_Task prompt_
Pictures are not part of the copy. Retype the lines from the first one through the line that contains "import plotly.graph_objects as go".
[start of Data extract]
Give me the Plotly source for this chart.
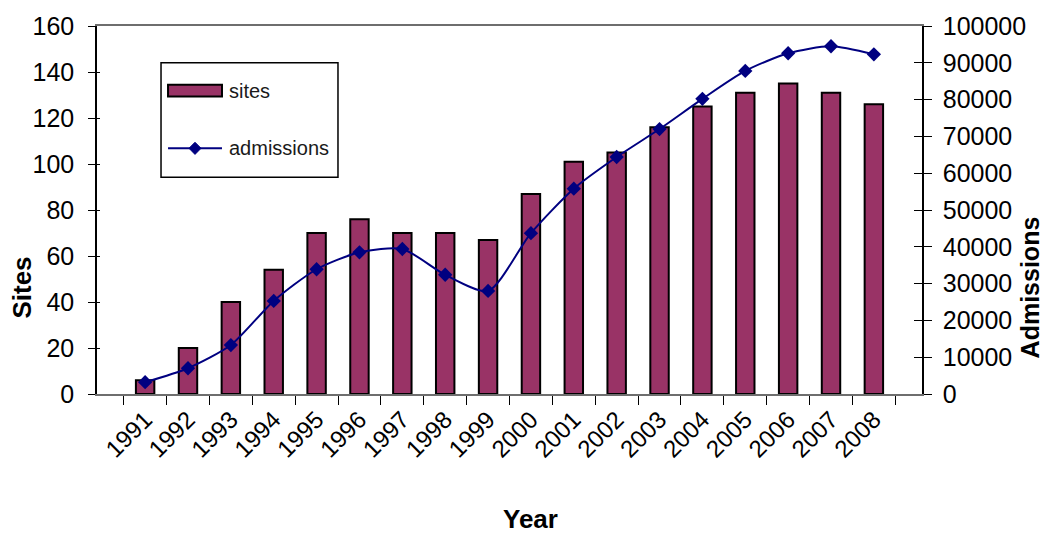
import plotly.graph_objects as go

# Sites and admissions by year
years = ["1991", "1992", "1993", "1994", "1995", "1996", "1997", "1998", "1999",
         "2000", "2001", "2002", "2003", "2004", "2005", "2006", "2007", "2008"]
sites = [6, 20, 40, 54, 70, 76, 70, 70, 67, 87, 101, 105, 116, 125, 131, 135, 131, 126]
admissions = [3200, 7000, 13300, 25300, 33900, 38500, 39400, 32400, 28000,
              43700, 55800, 64400, 72000, 80200, 87800, 92600, 94500, 92300]

sites_ticks = [0, 20, 40, 60, 80, 100, 120, 140, 160]
adm_ticks = [0, 10000, 20000, 30000, 40000, 50000, 60000, 70000, 80000, 90000, 100000]

FONT = "Liberation Sans, Arial, sans-serif"
BAR_COLOR = "#993366"
LINE_COLOR = "#000080"

fig = go.Figure()

fig.add_trace(go.Bar(
    x=years, y=sites, name="sites",
    marker=dict(color=BAR_COLOR, line=dict(color="black", width=2)),
    width=0.43, yaxis="y", showlegend=False,
))

fig.add_trace(go.Scatter(
    x=years, y=admissions, name="admissions", mode="lines+markers",
    line=dict(color=LINE_COLOR, width=2, shape="spline", smoothing=0.7),
    marker=dict(symbol="diamond", size=11, color=LINE_COLOR),
    yaxis="y2", showlegend=False,
))

# empty traces so the inner-tick overlay axes get drawn
fig.add_trace(go.Scatter(x=[], y=[], yaxis="y3", showlegend=False, hoverinfo="skip"))
fig.add_trace(go.Scatter(x=[], y=[], yaxis="y4", showlegend=False, hoverinfo="skip"))

tick_font = dict(size=25, family=FONT, color="black")

fig.update_layout(
    width=1048, height=534,
    margin=dict(l=97, r=126, t=24, b=140),
    paper_bgcolor="white", plot_bgcolor="white",
    font=dict(family=FONT, color="black"),
    showlegend=False,
    xaxis=dict(
        type="category", tickangle=-45, tickfont=dict(size=24, family=FONT),
        showline=True, linecolor="#6e6e6e", linewidth=2, mirror=True,
        ticks="outside", tickson="boundaries", ticklen=9, tickcolor="black",
        showgrid=False, zeroline=False,
    ),
    yaxis=dict(
        range=[0, 160], tickvals=sites_ticks, tickfont=tick_font,
        showline=True, linecolor="black", linewidth=1.5,
        ticks="outside", ticklen=7, tickcolor="black", ticklabelstandoff=9,
        showgrid=False, zeroline=False,
    ),
    yaxis2=dict(
        range=[0, 100000], tickvals=adm_ticks, tickformat="d", tickfont=tick_font,
        overlaying="y", side="right",
        showline=True, linecolor="black", linewidth=1.5,
        ticks="outside", ticklen=8, tickcolor="black", ticklabelstandoff=6,
        showgrid=False, zeroline=False,
    ),
    yaxis3=dict(
        range=[0, 160], tickvals=sites_ticks, overlaying="y", side="left",
        showticklabels=False, ticks="inside", ticklen=3, tickcolor="black",
        showline=False, showgrid=False, zeroline=False,
    ),
    yaxis4=dict(
        range=[0, 100000], tickvals=adm_ticks, overlaying="y", side="right",
        showticklabels=False, ticks="inside", ticklen=8, tickcolor="black",
        showline=False, showgrid=False, zeroline=False,
    ),
    bargap=0.5,
)

# Axis titles
title_font = dict(size=26, family=FONT, color="black")
fig.add_annotation(text="<b>Sites</b>", xref="paper", yref="paper",
                   x=-0.091, y=0.289, textangle=-90, showarrow=False,
                   xanchor="center", yanchor="middle", font=title_font)
fig.add_annotation(text="<b>Admissions</b>", xref="paper", yref="paper",
                   x=1.1306, y=0.289, textangle=-90, showarrow=False,
                   xanchor="center", yanchor="middle", font=dict(size=25, family=FONT, color="black"))
fig.add_annotation(text="<b>Year</b>", xref="paper", yref="paper",
                   x=0.525, y=-0.34, showarrow=False,
                   xanchor="center", yanchor="middle", font=title_font)

# Legend box drawn in paper coordinates
legend_font = dict(size=20, family=FONT, color="#1a1a1a")
fig.add_shape(type="rect", xref="paper", yref="paper",
              x0=0.0776, x1=0.2921, y0=0.5892, y1=0.9,
              line=dict(color="black", width=1.5), fillcolor="white", layer="above")
fig.add_shape(type="rect", xref="paper", yref="paper",
              x0=0.0861, x1=0.1515, y0=0.8081, y1=0.8405,
              line=dict(color="black", width=2), fillcolor=BAR_COLOR, layer="above")
fig.add_shape(type="line", xref="paper", yref="paper",
              x0=0.0861, x1=0.1515, y0=0.6676, y1=0.6676,
              line=dict(color=LINE_COLOR, width=2), layer="above")
cx, cy, dx, dy = 0.1188, 0.6676, 0.0073, 0.0165
fig.add_shape(type="path", xref="paper", yref="paper",
              path=f"M {cx-dx},{cy} L {cx},{cy+dy} L {cx+dx},{cy} L {cx},{cy-dy} Z",
              line=dict(color=LINE_COLOR, width=1), fillcolor=LINE_COLOR, layer="above")
fig.add_annotation(text="sites", xref="paper", yref="paper", x=0.1576, y=0.8243,
                   xanchor="left", yanchor="middle", showarrow=False, font=legend_font)
fig.add_annotation(text="admissions", xref="paper", yref="paper", x=0.1576, y=0.6676,
                   xanchor="left", yanchor="middle", showarrow=False, font=legend_font)

fig.write_html("out.html")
[end of Data extract]
_Result for this exercise_
Give me the Plotly source for this chart.
import plotly.graph_objects as go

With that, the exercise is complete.